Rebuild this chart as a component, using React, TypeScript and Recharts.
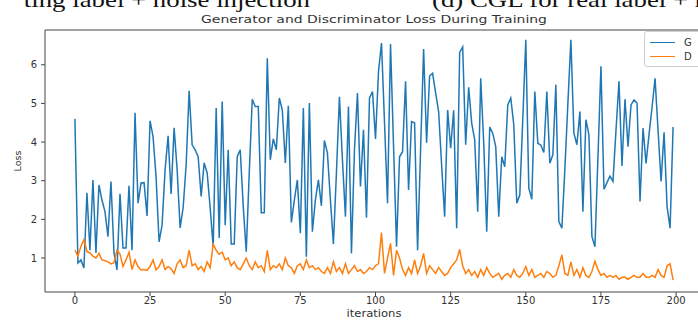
import React from 'react';
import { LineChart, Line, XAxis, YAxis, Legend, ReferenceLine } from 'recharts';

const G_LOSS = [
  4.6, 0.87, 0.95, 0.74, 2.69, 1.2, 3.02, 1.13, 2.89, 2.5,
  2.2, 1.55, 2.98, 1.13, 0.69, 2.66, 1.26, 1.26, 2.87, 1.2,
  4.76, 2.42, 2.94, 2.95, 2.09, 4.55, 4.14, 3.1, 1.42, 1.85,
  3.28, 4.16, 2.66, 4.37, 3.3, 1.78, 2.3, 3.4, 5.33, 3.93,
  3.8, 3.62, 2.59, 3.46, 3.2, 2.3, 1.29, 4.88, 1.52, 5.05,
  1.85, 3.8, 1.36, 1.36, 3.62, 3.8, 2.33, 1.16, 3.2, 5.11,
  4.92, 4.92, 2.17, 2.17, 6.17, 3.54, 4.08, 3.8, 5.14, 4.83,
  3.46, 4.94, 1.92, 2.5, 3.02, 1.64, 4.88, 1.03, 5.01, 1.68,
  2.5, 3.02, 2.35, 4.04, 3.72, 2.5, 1.36, 3.2, 5.17, 3.54,
  2.07, 4.92, 1.12, 3.8, 5.27, 2.85, 4.32, 2.04, 5.14, 5.31,
  4.08, 5.83, 6.56, 4.5, 2.42, 6.54, 3.9, 1.29, 3.62, 3.75,
  5.57, 2.76, 4.53, 4.5, 1.2, 3.8, 6.41, 3.98, 5.71, 5.78,
  5.27, 4.79, 3.4, 2.07, 4.83, 3.84, 4.82, 1.77, 6.32, 6.46,
  3.93, 5.42, 4.49, 4.06, 2.2, 5.65, 3.98, 1.68, 4.39, 4.23,
  3.88, 2.07, 3.62, 3.36, 4.96, 5.14, 4.45, 2.42, 2.63, 4.6,
  6.65, 2.81, 2.52, 5.31, 3.97, 3.92, 3.73, 5.31, 3.45, 3.67,
  5.48, 1.94, 1.77, 3.3, 5.0, 6.65, 4.23, 3.93, 4.79, 2.2,
  4.58, 4.19, 1.55, 1.29, 3.6, 5.96, 2.78, 2.95, 3.12, 2.98,
  4.3, 5.57, 3.38, 5.11, 3.88, 4.96, 5.09, 5.01, 2.46, 4.36,
  3.45, 4.2, 4.9, 5.65, 4.3, 2.98, 4.25, 2.33, 1.77, 4.39,
];

const D_LOSS = [
  1.2, 1.05, 1.3, 1.47, 1.17, 1.13, 1.05, 1.0, 1.12, 0.95,
  0.93, 0.9, 0.85, 0.88, 1.2, 1.1, 0.78, 0.95, 1.15, 0.7,
  0.95, 0.78, 0.69, 0.7, 0.68, 0.78, 0.95, 0.69, 0.78, 0.95,
  0.7, 0.78, 0.72, 0.6, 0.85, 0.95, 0.75, 0.8, 1.2, 0.8,
  0.85, 0.7, 0.78, 0.65, 0.9, 0.75, 1.36, 1.2, 1.1, 1.15,
  0.95, 1.0, 0.8, 0.9, 0.75, 0.7, 0.85, 1.0, 0.8, 0.7,
  0.9, 0.75, 0.8, 0.65, 1.2, 0.7, 0.8, 0.75, 0.85, 0.7,
  1.0, 0.8, 0.75, 0.6, 0.8, 0.85, 0.7, 0.95, 0.75, 0.8,
  0.7, 0.75, 0.65, 0.6, 0.75, 0.6, 0.9, 0.65, 0.75, 0.6,
  0.85, 0.6, 0.7, 0.8, 0.65, 0.7, 0.6, 0.65, 0.75, 0.7,
  0.8, 0.85, 1.66, 0.6, 1.0, 1.38, 0.55, 1.2, 1.0, 0.7,
  0.55, 0.75, 0.6, 0.95, 0.6, 0.8, 1.12, 0.6, 0.8, 0.7,
  0.6, 0.75, 0.65, 0.55, 0.6, 0.75, 0.85, 0.95, 1.22, 0.8,
  0.6, 0.7, 0.55, 0.65, 0.5, 0.7, 0.55, 0.75, 0.6, 0.5,
  0.55, 0.6, 0.45, 0.55, 0.6, 0.5, 0.7, 0.55, 0.5, 0.6,
  0.78, 0.55, 0.7, 0.5, 0.55, 0.6, 0.5, 0.65, 0.6, 0.5,
  0.55, 0.8, 1.08, 0.6, 0.55, 0.9, 0.55, 0.7, 0.5, 0.75,
  0.55, 0.5, 0.65, 0.92, 0.7, 0.55, 0.6, 0.5, 0.55, 0.5,
  0.55, 0.45, 0.5, 0.5, 0.45, 0.5, 0.55, 0.5, 0.5, 0.6,
  0.5, 0.5, 0.55, 0.5, 0.7, 0.55, 0.5, 0.8, 0.85, 0.43,
];

const X_TICKS = [0, 25, 50, 75, 100, 125, 150, 175, 200];
const Y_TICKS = [1, 2, 3, 4, 5, 6];
const X_DOMAIN = [-9.95, 208.95];
const Y_DOMAIN = [0.12, 6.9];

const SERIES = [
  { key: 'G', name: 'G', color: '#1f77b4' },
  { key: 'D', name: 'D', color: '#ff7f0e' },
];

const TITLE = 'Generator and Discriminator Loss During Training';
const X_LABEL = 'iterations';
const Y_LABEL = 'Loss';
const CAPTION_LEFT = 'ting label + noise injection';
const CAPTION_RIGHT = '(d) CGL for real label + noise injection';

const data = G_LOSS.map((g, i) => ({ iter: i, G: g, D: D_LOSS[i] }));

const FONT = 'DejaVu Sans, sans-serif';
const SERIF = 'Liberation Serif, serif';
const STRETCH = 1.22;

const LegendBox = () => (
  <div
    style={{
      border: '1px solid #d0d0d0',
      borderRadius: 3,
      background: 'rgba(255,255,255,0.85)',
      padding: '3px 5px',
      width: 58,
      fontFamily: FONT,
      fontSize: 10,
      color: '#333',
      boxSizing: 'border-box',
    }}
  >
    {SERIES.map((s) => (
      <div key={s.key} style={{ display: 'flex', alignItems: 'center', height: 14 }}>
        <span
          style={{
            display: 'inline-block',
            width: 25,
            height: 0,
            borderTop: `1.5px solid ${s.color}`,
            marginRight: 9,
          }}
        />
        <span>{s.name}</span>
      </div>
    ))}
  </div>
);

export default function App() {
  return (
    <div
      style={{
        position: 'absolute',
        left: 0,
        top: 0,
        width: 698,
        height: 322,
        overflow: 'hidden',
        background: '#fff',
      }}
    >
      <svg style={{ position: 'absolute', left: 0, top: 0 }} width={698} height={322}>
        <g transform={`scale(${STRETCH},1)`}>
          <text x={310 / STRETCH} y={7} textAnchor="end" fontFamily={SERIF} fontSize={22} fill="#111">
            {CAPTION_LEFT}
          </text>
          <text x={432 / STRETCH} y={7} fontFamily={SERIF} fontSize={22} fill="#111">
            {CAPTION_RIGHT}
          </text>
        </g>
        <text
          x={374}
          y={23}
          textAnchor="middle"
          fontFamily={FONT}
          fontSize={11}
          fill="#333"
          textLength={346}
          lengthAdjust="spacingAndGlyphs"
        >
          {TITLE}
        </text>
        <text
          x={374}
          y={317}
          textAnchor="middle"
          fontFamily={FONT}
          fontSize={10}
          fill="#333"
          textLength={55}
          lengthAdjust="spacingAndGlyphs"
        >
          {X_LABEL}
        </text>
        <text
          transform="translate(21,161) rotate(-90)"
          textAnchor="middle"
          fontFamily={FONT}
          fontSize={9.5}
          fill="#333"
        >
          {Y_LABEL}
        </text>
      </svg>
      <div style={{ position: 'absolute', left: 0, top: 0 }}>
        <LineChart width={710} height={322} data={data} margin={{ top: 30, right: 7, bottom: 0, left: 0 }}>
          <XAxis
            dataKey="iter"
            type="number"
            domain={X_DOMAIN}
            ticks={X_TICKS}
            allowDataOverflow
            height={30}
            tickSize={4}
            tickMargin={1}
            stroke="#444"
            tick={{ fontSize: 10, fill: '#333', fontFamily: FONT }}
          />
          <YAxis
            type="number"
            domain={Y_DOMAIN}
            ticks={Y_TICKS}
            allowDataOverflow
            width={45}
            tickSize={4}
            tickMargin={4}
            stroke="#444"
            tick={{ fontSize: 10, fill: '#333', fontFamily: FONT }}
          />
          <ReferenceLine y={Y_DOMAIN[1]} stroke="#444" />
          {SERIES.map((s) => (
            <Line
              key={s.key}
              dataKey={s.key}
              name={s.name}
              type="linear"
              stroke={s.color}
              strokeWidth={1.5}
              dot={false}
              isAnimationActive={false}
            />
          ))}
          <Legend
            layout="vertical"
            align="center"
            verticalAlign="middle"
            content={<LegendBox />}
            wrapperStyle={{ left: 644, top: 31, width: 60, height: 34 }}
          />
        </LineChart>
      </div>
    </div>
  );
}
####################
_Do this_. Only the count is needed: the number of lines in the data that include the word "React".

_Answer to this exercise_. 2